Living Tilted

Poems by Jacqueline Moore

Living Tilted celebrates an old way of life in an ancient house in a Maine forest, now called living off the grid. No electricity, no indoor plumbing, no running water. Time is slow, and chores rule the day. This old way of life is possible only if one is stubborn, and only with the help of neighbors. Then there are the invasions of the modern world: foreign species, the distant sound of traffic, the stumps and slash of clear-cutting next door, the dumping of petrochemicals in a nearby lake. Stars no longer dazzle the eye. The distant horizon glows with electric light.
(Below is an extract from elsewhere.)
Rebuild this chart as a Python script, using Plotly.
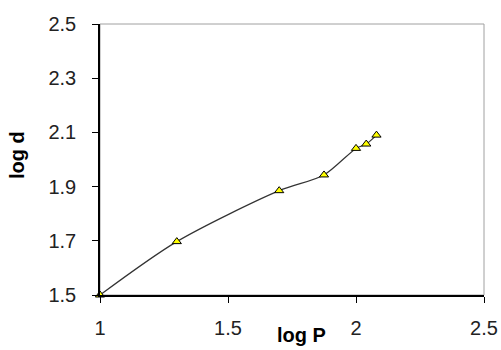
import plotly.graph_objects as go

log_p = [1.0, 1.30, 1.70, 1.875, 2.0, 2.04, 2.08]
log_d = [1.5, 1.697, 1.885, 1.943, 2.041, 2.057, 2.09]
x_ticks = [1, 1.5, 2, 2.5]
x_tick_labels = ["1", "1.5", "2", "2.5"]
y_ticks = [1.5, 1.7, 1.9, 2.1, 2.3, 2.5]
y_tick_labels = ["1.5", "1.7", "1.9", "2.1", "2.3", "2.5"]

FAM = "Liberation Sans, Arial, sans-serif"

fig = go.Figure()
fig.add_trace(go.Scatter(
    x=log_p, y=log_d, mode="lines+markers",
    line=dict(color="#333333", width=1.2, shape="spline", smoothing=0.8),
    marker=dict(symbol="triangle-up", size=8, color="#ffff00",
                line=dict(color="#000000", width=1)),
    cliponaxis=False, showlegend=False,
))

fig.add_shape(type="rect", xref="paper", yref="paper", x0=0, y0=0, x1=1, y1=1,
              line=dict(color="#a0a0a0", width=1), layer="below")

tick_font = dict(family=FAM, size=20, color="#222222")
title_font = dict(family=FAM, size=20, color="#000000")
fig.update_layout(
    width=501, height=350,
    margin=dict(l=100, r=17, t=24, b=55),
    paper_bgcolor="white", plot_bgcolor="white",
    font=tick_font,
    xaxis=dict(range=[1, 2.5], tickvals=x_ticks, ticktext=x_tick_labels,
               showgrid=False, zeroline=False, showline=True, linecolor="#000000",
               linewidth=1.5, ticks="outside", ticklen=6, tickcolor="#000000",
               tickfont=tick_font, ticklabelstandoff=8, automargin=False),
    yaxis=dict(range=[1.5, 2.5], tickvals=y_ticks, ticktext=y_tick_labels,
               showgrid=False, zeroline=False, showline=True, linecolor="#000000",
               linewidth=1.5, ticks="outside", ticklen=6, tickcolor="#000000",
               tickfont=tick_font, ticklabelstandoff=12, automargin=False),
    annotations=[
        dict(text="<b>log P</b>", xref="paper", yref="paper",
             x=(301 - 100) / 384, y=-(335 - 295) / 271,
             xanchor="center", yanchor="middle", showarrow=False, font=title_font),
        dict(text="<b>log d</b>", xref="paper", yref="paper",
             x=-(100 - 17) / 384, y=(295 - 155) / 271, textangle=-90,
             xanchor="center", yanchor="middle", showarrow=False, font=title_font),
    ],
)
fig.write_html("out.html", config={"displayModeBar": False},
               post_script="document.body.style.margin='0';document.body.style.overflow='hidden';")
Still there is peace here, the gift of silence, a regeneration of the spirit, a “push into the sky like a year-old sapling,” even the transformation of the world into myth, a transcendence

* * *

The poems in Jacqueline Moore’s Living Tilted depict a relationship to the natural world that isn’t quite like anything else. “Too old to be an anarchist,” she says, “I am forced to learn the jazzy/underground way of the world/and follow the worm holes.” Everything made or grown here lives by the rules of time and weather. Houses tilt, trees rot down to stumps. There’s something magnificent in submitting to this process.
—Betsy Sholl, former Poet Laureate of Maine. Her recent collection of poems is Rough Cradle.

* * *

ABOUT THE AUTHOR:

Jacqueline Moore spent her childhood in Depression era Greenwich Village, left for Europe during the McCarthy era, lived for twelve years between London and Warsaw, married the Polish philosopher Henryk Skolimowski, returned to the United States, lived in Los Angeles, and then moved to Ann Arbor in the 1970s until the women’s movement intervened. She landed without a husband in Cambridge, Massachusetts, wrote poetry, and studied with Seamus Heaney at Harvard in the 1980s. Throughout her life she returned to Maine like a homing pigeon. She now winters in Portland.